[WORK TO BE COMPLETED]: Extract the lines up to and including the one that contains "99.9, 100, 100];", starting with the first line of the entries below, and omit the pictures.

[Records contained in a dataset]:
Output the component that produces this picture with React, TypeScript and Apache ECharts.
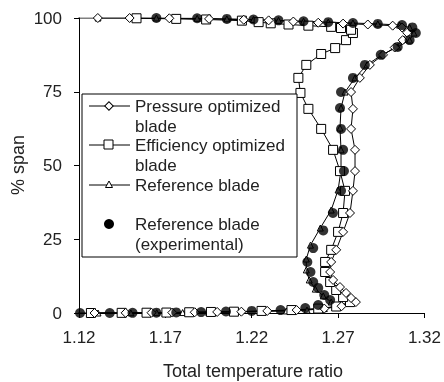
import React, { useEffect, useRef } from "react";
import * as echarts from "echarts";

// Total temperature ratio (x) vs % span (y)
const xTicks = [1.12, 1.17, 1.22, 1.27, 1.32];

const pressureT = [1.129, 1.147, 1.162, 1.174, 1.187, 1.2, 1.214, 1.229, 1.246, 1.262, 1.272, 1.2803, 1.2775, 1.2746, 1.2711, 1.2671, 1.2654, 1.266, 1.2689, 1.2729, 1.2769, 1.2786, 1.2798, 1.2798, 1.2775, 1.2786, 1.2775, 1.2826, 1.2884, 1.296, 1.3028, 1.3074, 1.31, 1.307, 1.3016, 1.2872, 1.2729, 1.2585, 1.2441, 1.2298, 1.2154, 1.1953, 1.1723, 1.1493, 1.1309];
const pressureS = [0, 0.05, 0.1, 0.15, 0.25, 0.35, 0.45, 0.7, 1.0, 1.5, 2.3, 3.7, 5.1, 6.8, 8.8, 11.2, 13.9, 17.3, 21.4, 27.5, 33.9, 41.4, 48.1, 55.3, 62.4, 69.2, 74.9, 79.7, 84.1, 87.5, 90, 92.5, 95, 96.8, 97.4, 97.8, 98.1, 98.4, 98.8, 99.2, 99.4, 99.7, 99.9, 100, 100];

const efficiencyT = [1.1269, 1.1447, 1.1591, 1.1706, 1.1838, 1.1964, 1.2097, 1.2257, 1.243, 1.2585, 1.2689, 1.2769, 1.2729, 1.2689, 1.2654, 1.2625, 1.2625, 1.266, 1.27, 1.2729, 1.274, 1.2711, 1.2671, 1.2602, 1.2528, 1.2482, 1.247, 1.2516, 1.2602, 1.2683, 1.2746, 1.2786, 1.2775, 1.2717, 1.266, 1.2528, 1.2413, 1.231, 1.224, 1.2143, 1.1936, 1.1763, 1.1533];
const efficiencyS = [0, 0.05, 0.1, 0.15, 0.25, 0.35, 0.45, 0.7, 1.0, 1.5, 2.2, 3.7, 5.4, 7.8, 10.5, 13.9, 17.3, 21.4, 27.5, 33.9, 41.4, 48.1, 55.3, 62.4, 69.2, 74.6, 79.7, 84.1, 87.8, 89.8, 92.5, 94.9, 96, 96.6, 97, 97.4, 97.8, 98.2, 98.6, 99.1, 99.5, 99.7, 99.9];

const referenceT = [1.11, 1.131, 1.15, 1.165, 1.18, 1.195, 1.21, 1.225, 1.24, 1.252, 1.262, 1.2689, 1.266, 1.2614, 1.2568, 1.2533, 1.2516, 1.2516, 1.254, 1.2597, 1.266, 1.27, 1.2717, 1.2717, 1.2711, 1.2717, 1.274, 1.2798, 1.2867, 1.2953, 1.3045, 1.3114, 1.3139, 1.3114, 1.3056, 1.293, 1.2786, 1.2643, 1.25, 1.2355, 1.221, 1.2056, 1.1884, 1.1648, 1.131, 1.11];
const referenceS = [0, 0, 0.05, 0.1, 0.15, 0.25, 0.35, 0.5, 0.7, 1.0, 1.5, 2.4, 3.7, 5.8, 8.1, 11.2, 14.6, 18.3, 23, 28.8, 34.9, 41.7, 48.5, 55.3, 62.7, 69.5, 74.9, 79.7, 84.1, 87.5, 90.2, 92.5, 94.9, 96.8, 97.6, 98.0, 98.3, 98.6, 98.9, 99.2, 99.5, 99.7, 99.9, 100, 100, 100];

const expT = [1.1206, 1.1378, 1.151, 1.1648, 1.1763, 1.1907, 1.2051, 1.22, 1.2367, 1.251, 1.2585, 1.2654, 1.262, 1.2585, 1.2556, 1.254, 1.2522, 1.2556, 1.2614, 1.267, 1.2717, 1.2734, 1.2729, 1.2717, 1.2711, 1.2717, 1.2786, 1.2855, 1.2947, 1.3045, 1.3114, 1.315, 1.313, 1.307, 1.293, 1.2786, 1.2643, 1.25, 1.2355, 1.221, 1.2056, 1.1884, 1.1648];
const expS = [0, 0, 0.05, 0.1, 0.2, 0.3, 0.5, 0.7, 1.0, 1.7, 2.7, 4.4, 6.1, 8.5, 10.5, 13.9, 17.3, 22, 28, 33.9, 41.4, 48.1, 55.3, 62.4, 69.5, 74.9, 79.7, 84.1, 87.5, 90.2, 92.5, 94.9, 96.8, 97.6, 98.0, 98.3, 98.6, 98.9, 99.2, 99.5, 99.7, 99.9, 100];

const legendNames = ["Pressure optimized", "blade", "Efficiency optimized", "blade", "Reference blade", "Reference blade", "(experimental)"];

const FONT = "Liberation Sans, Arial, sans-serif";

function zip(a: number[], b: number[]) {
  return a.map((v, i) => [v, b[i]]);
}

export default function App() {
  const ref = useRef<HTMLDivElement>(null);
  useEffect(() => {
    if (!ref.current) return;
    const chart = echarts.init(ref.current, null, { renderer: "svg" });
    const lineSeries = (name: string, t: number[], s: number[], symbol: string, size: number) => ({
      name,
      type: "line",
      data: zip(t, s),
      symbol,
      symbolSize: size,
      showAllSymbol: true,
      lineStyle: { color: "#000", width: 1 },
      itemStyle: { color: "#fff", borderColor: "#000", borderWidth: 1 },
      z: 3,
    });
    const txt = (text: string, x: number, y: number) => ({
      type: "text",
      x,
      y,
      style: { text, fontSize: 17, fontFamily: FONT, fill: "#222", textVerticalAlign: "middle" },
      z: 101,
    });
    const legendLine = (y: number) => ({
      type: "line",
      shape: { x1: 89, y1: y, x2: 130, y2: y },
      style: { stroke: "#000", lineWidth: 1 },
      z: 101,
    });
    chart.setOption({
      animation: false,
      grid: { left: 79, top: 18, width: 348, height: 295, containLabel: false },
      xAxis: {
        type: "value",
        min: 1.12,
        max: 1.32,
        axisLine: { show: true, lineStyle: { color: "#000", width: 1 } },
        axisTick: { show: true, length: 5, inside: false, lineStyle: { color: "#000" }, customValues: xTicks },
        axisLabel: {
          customValues: xTicks,
          fontSize: 17,
          fontFamily: FONT,
          color: "#222",
          margin: 16,
          formatter: (v: number) => v.toFixed(2),
        },
        splitLine: { show: false },
      },
      yAxis: {
        type: "value",
        min: 0,
        max: 100,
        interval: 25,
        axisLine: { show: true, lineStyle: { color: "#000", width: 1 } },
        axisTick: { show: true, length: 5, inside: false, lineStyle: { color: "#000" } },
        axisLabel: { fontSize: 17, fontFamily: FONT, color: "#222", margin: 17 },
        splitLine: { show: false },
      },
      series: [
        lineSeries("Reference blade", referenceT, referenceS, "triangle", 6),
        lineSeries("Efficiency optimized blade", efficiencyT, efficiencyS, "rect", 9),
        lineSeries("Pressure optimized blade", pressureT, pressureS, "diamond", 9),
        {
          name: "Reference blade (experimental)",
          type: "scatter",
          data: zip(expT, expS),
          symbol: "circle",
          symbolSize: 10,
          itemStyle: { color: "#000" },
          z: 4,
        },
      ],
      graphic: [
        {
          type: "text",
          x: 253,
          y: 371,
          style: { text: "Total temperature ratio", fontSize: 18, fontFamily: FONT, fill: "#222", textAlign: "center", textVerticalAlign: "middle" },
        },
        {
          type: "text",
          x: 18,
          y: 165,
          rotation: Math.PI / 2,
          style: { text: "% span", fontSize: 18, fontFamily: FONT, fill: "#222", textAlign: "center", textVerticalAlign: "middle" },
        },
        {
          type: "rect",
          shape: { x: 82, y: 94, width: 215, height: 163 },
          style: { fill: "#fff", stroke: "#000", lineWidth: 1 },
          z: 100,
        },
        legendLine(106),
        { type: "rect", shape: { x: 106, y: 103, width: 6, height: 6 }, rotation: Math.PI / 4, originX: 109, originY: 106, style: { fill: "#fff", stroke: "#000", lineWidth: 1 }, z: 102 },
        txt(legendNames[0], 135, 106),
        txt(legendNames[1], 135, 126),
        legendLine(145),
        { type: "rect", shape: { x: 104, y: 140, width: 9, height: 9 }, style: { fill: "#fff", stroke: "#000", lineWidth: 1 }, z: 102 },
        txt(legendNames[2], 135, 145),
        txt(legendNames[3], 135, 165),
        legendLine(185),
        { type: "polygon", shape: { points: [[109, 181], [112.5, 187.5], [105.5, 187.5]] }, style: { fill: "#fff", stroke: "#000", lineWidth: 1 }, z: 102 },
        txt(legendNames[4], 135, 185),
        { type: "circle", shape: { cx: 109, cy: 224, r: 5 }, style: { fill: "#000" }, z: 102 },
        txt(legendNames[5], 135, 224),
        txt(legendNames[6], 135, 244),
      ],
    });
    return () => chart.dispose();
  }, []);
  return <div ref={ref} style={{ position: "fixed", left: 0, top: 0, width: 444, height: 382 }} />;
}
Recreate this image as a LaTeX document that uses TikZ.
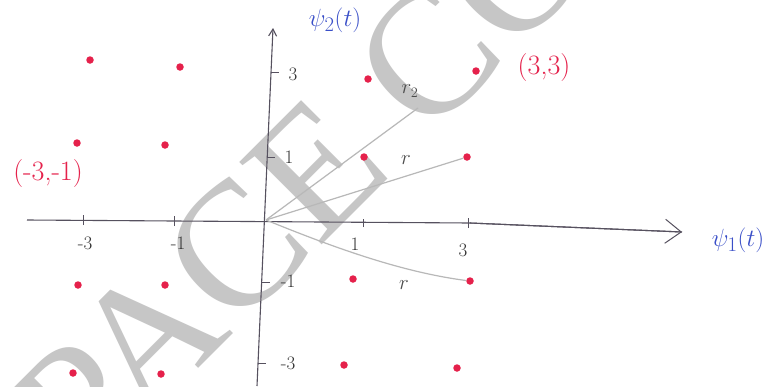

[EXERCISE OUTPUT]:
Output the component that produces this picture with React, TypeScript and Apache ECharts.
import React, { useEffect, useRef } from "react";
import * as echarts from "echarts";

// Total temperature ratio (x) vs % span (y)
const xTicks = [1.12, 1.17, 1.22, 1.27, 1.32];

const pressureT = [1.129, 1.147, 1.162, 1.174, 1.187, 1.2, 1.214, 1.229, 1.246, 1.262, 1.272, 1.2803, 1.2775, 1.2746, 1.2711, 1.2671, 1.2654, 1.266, 1.2689, 1.2729, 1.2769, 1.2786, 1.2798, 1.2798, 1.2775, 1.2786, 1.2775, 1.2826, 1.2884, 1.296, 1.3028, 1.3074, 1.31, 1.307, 1.3016, 1.2872, 1.2729, 1.2585, 1.2441, 1.2298, 1.2154, 1.1953, 1.1723, 1.1493, 1.1309];
const pressureS = [0, 0.05, 0.1, 0.15, 0.25, 0.35, 0.45, 0.7, 1.0, 1.5, 2.3, 3.7, 5.1, 6.8, 8.8, 11.2, 13.9, 17.3, 21.4, 27.5, 33.9, 41.4, 48.1, 55.3, 62.4, 69.2, 74.9, 79.7, 84.1, 87.5, 90, 92.5, 95, 96.8, 97.4, 97.8, 98.1, 98.4, 98.8, 99.2, 99.4, 99.7, 99.9, 100, 100];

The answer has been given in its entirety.